I never really put any effort into figuring out exactly where the railguns will target in the new orbits. Perhaps someone else has and can give a more detailed explanation.
Your north pole and your south pole railguns will each need their own orbit to target if you want them firing constantly. There was a mod that gave the railguns the ability to auto-target an orbit they could hit, but I'd really like the Dev's to add that to the vanilla experience.
What I do know is that, annoyingly, the game will use just a single point along the orbit as the insertion point for new sails -- so if a railgun can't see that point it won't launch (even when it has clear line of sight to other parts of the orbit)
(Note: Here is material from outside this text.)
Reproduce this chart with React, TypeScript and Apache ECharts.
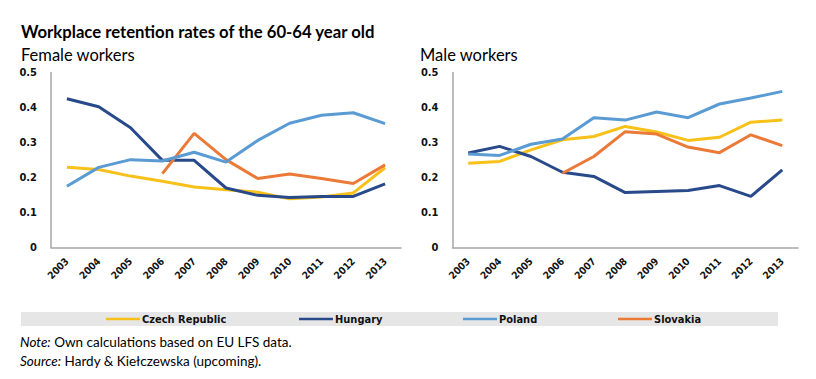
import React, { useEffect, useRef } from "react";
import * as echarts from "echarts";

const years = ["2003", "2004", "2005", "2006", "2007", "2008", "2009", "2010", "2011", "2012", "2013"];
const countries = ["Czech Republic", "Hungary", "Poland", "Slovakia"];
const colors = ["#F7C11A", "#28498A", "#5A9BD3", "#EB7A38"];

const femaleCzech = [0.229, 0.223, 0.204, 0.189, 0.173, 0.165, 0.158, 0.139, 0.144, 0.156, 0.228];
const femaleHungary = [0.425, 0.402, 0.342, 0.249, 0.249, 0.170, 0.149, 0.143, 0.146, 0.146, 0.182];
const femalePoland = [0.175, 0.229, 0.251, 0.247, 0.272, 0.244, 0.306, 0.355, 0.378, 0.385, 0.354];
const femaleSlovakia = [null, null, null, 0.211, 0.326, 0.251, 0.197, 0.210, 0.197, 0.183, 0.236];

const maleCzech = [0.241, 0.246, 0.279, 0.308, 0.317, 0.346, 0.330, 0.306, 0.315, 0.358, 0.364];
const maleHungary = [0.270, 0.289, 0.260, 0.215, 0.203, 0.157, 0.160, 0.163, 0.177, 0.146, 0.222];
const malePoland = [0.267, 0.263, 0.295, 0.310, 0.371, 0.364, 0.387, 0.371, 0.410, 0.427, 0.446];
const maleSlovakia = [null, null, null, 0.212, 0.260, 0.331, 0.324, 0.287, 0.271, 0.322, 0.291];

const yTicks = { min: 0, max: 0.5, interval: 0.1 };

const femaleSeries = [femaleCzech, femaleHungary, femalePoland, femaleSlovakia];
const maleSeries = [maleCzech, maleHungary, malePoland, maleSlovakia];

const legendX = [106, 299, 463, 618];

const titleText = "Workplace retention rates of the 60-64 year old";
const leftTitle = "Female workers";
const rightTitle = "Male workers";
const noteText = "Own calculations based on EU LFS data.";
const sourceText = "Hardy & Kiełczewska (upcoming).";

const condensed = "'DejaVu Sans Condensed', 'Liberation Sans Narrow', sans-serif";
const bodyFont = "Lato, 'Open Sans', sans-serif";

export default function App() {
  const ref = useRef<HTMLDivElement>(null);
  useEffect(() => {
    if (!ref.current) return;
    const chart = echarts.init(ref.current, undefined, { renderer: "svg" });
    const axisLine = { show: true, lineStyle: { color: "#a6a6a6", width: 1.5 } };
    const xAxisBase = (gridIndex: number) => ({
      type: "category" as const,
      gridIndex,
      data: years,
      boundaryGap: true,
      axisLine,
      axisTick: { show: false },
      axisLabel: {
        rotate: 45,
        margin: 12,
        fontFamily: condensed,
        fontWeight: "bold",
        fontSize: 10,
        color: "#111",
      },
      splitLine: { show: false },
    });
    const yAxisBase = (gridIndex: number) => ({
      type: "value" as const,
      gridIndex,
      min: yTicks.min,
      max: yTicks.max,
      interval: yTicks.interval,
      axisLine,
      axisTick: { show: false },
      splitLine: { show: false },
      axisLabel: {
        margin: 14,
        fontFamily: condensed,
        fontWeight: "bold",
        fontSize: 11,
        color: "#111",
      },
    });
    const mk = (data: (number | null)[], i: number, g: number) => ({
      type: "line" as const,
      name: countries[i],
      xAxisIndex: g,
      yAxisIndex: g,
      data,
      symbol: "none",
      connectNulls: false,
      lineStyle: { color: colors[i], width: 3 },
      itemStyle: { color: colors[i] },
      z: i === 2 ? 3 : 2,
    });
    const series = [
      ...femaleSeries.map((d, i) => mk(d, i, 0)),
      ...maleSeries.map((d, i) => mk(d, i, 1)),
    ];
    chart.setOption({
      animation: false,
      backgroundColor: "#ffffff",
      grid: [
        { left: 51, top: 72.5, width: 350, height: 175 },
        { left: 452.5, top: 72.5, width: 345.5, height: 175 },
      ],
      xAxis: [xAxisBase(0), xAxisBase(1)],
      yAxis: [yAxisBase(0), yAxisBase(1)],
      legend: countries.map((c, i) => ({
        data: [c],
        left: legendX[i],
        top: 312,
        padding: 0,
        icon: "rect",
        itemWidth: 34,
        itemHeight: 2.5,
        selectedMode: false,
        textStyle: {
          fontFamily: condensed,
          fontWeight: "bold",
          fontSize: 11,
          lineHeight: 14,
          color: "#111",
          padding: [0, 0, 0, -3],
        },
      })),
      series,
      graphic: [
        {
          type: "rect",
          z: -10,
          shape: { x: 21, y: 312, width: 757, height: 14 },
          style: { fill: "#e6e6e6" },
          silent: true,
        },
        {
          type: "text",
          x: 21,
          y: 32,
          style: {
            text: titleText,
            fontFamily: bodyFont,
            fontWeight: "bold",
            fontSize: 16.7,
            fill: "#000",
            verticalAlign: "middle",
          },
        },
        {
          type: "text",
          x: 21,
          y: 55,
          style: {
            text: leftTitle,
            fontFamily: bodyFont,
            fontSize: 16.5,
            fill: "#000",
            verticalAlign: "middle",
          },
        },
        {
          type: "text",
          x: 420,
          y: 55,
          style: {
            text: rightTitle,
            fontFamily: bodyFont,
            fontSize: 16.5,
            fill: "#000",
            verticalAlign: "middle",
          },
        },
        {
          type: "text",
          x: 20,
          y: 342,
          style: {
            text: "{i|Note:} " + noteText,
            fontFamily: bodyFont,
            fontSize: 13.5,
            fill: "#000",
            verticalAlign: "middle",
            rich: { i: { fontStyle: "italic", fontFamily: bodyFont, fontSize: 13.5, fill: "#000" } },
          },
        },
        {
          type: "text",
          x: 20,
          y: 361,
          style: {
            text: "{i|Source:} " + sourceText,
            fontFamily: bodyFont,
            fontSize: 13.5,
            fill: "#000",
            verticalAlign: "middle",
            rich: { i: { fontStyle: "italic", fontFamily: bodyFont, fontSize: 13.5, fill: "#000" } },
          },
        },
      ],
    });
    return () => chart.dispose();
  }, []);
  return (
    <div
      ref={ref}
      style={{ position: "fixed", left: 0, top: 0, width: 816, height: 379, background: "#fff" }}
    />
  );
}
And, as Rekal said, the vanilla game won't switch railguns to deliver to other orbits even when those orbits' insertion points are in the railguns' line of sight.
However if you've got the same inclination and precession of target orbit, but you make its radius larger than means that the angles between your planet and the orbital insertion point change - and generally that means that the railgun is able to "see" the insertion point for more of the planet's day/year.
Base is 1.0L = 36kw per sail
For the Sphere itself, same principle applies, does not matter distance or anything nly the Lumonsity value. Each Structure point on a 1.0L star gives 96kw and each cell point on a 1.0L star gives ~15k.
Solar Sail = 36kw * Luminosity
Structure Point on Sphere = 96kw * Luminosity
Cell Point on Sphere = 15kw * Luminosity
It's silly that it actually works like this.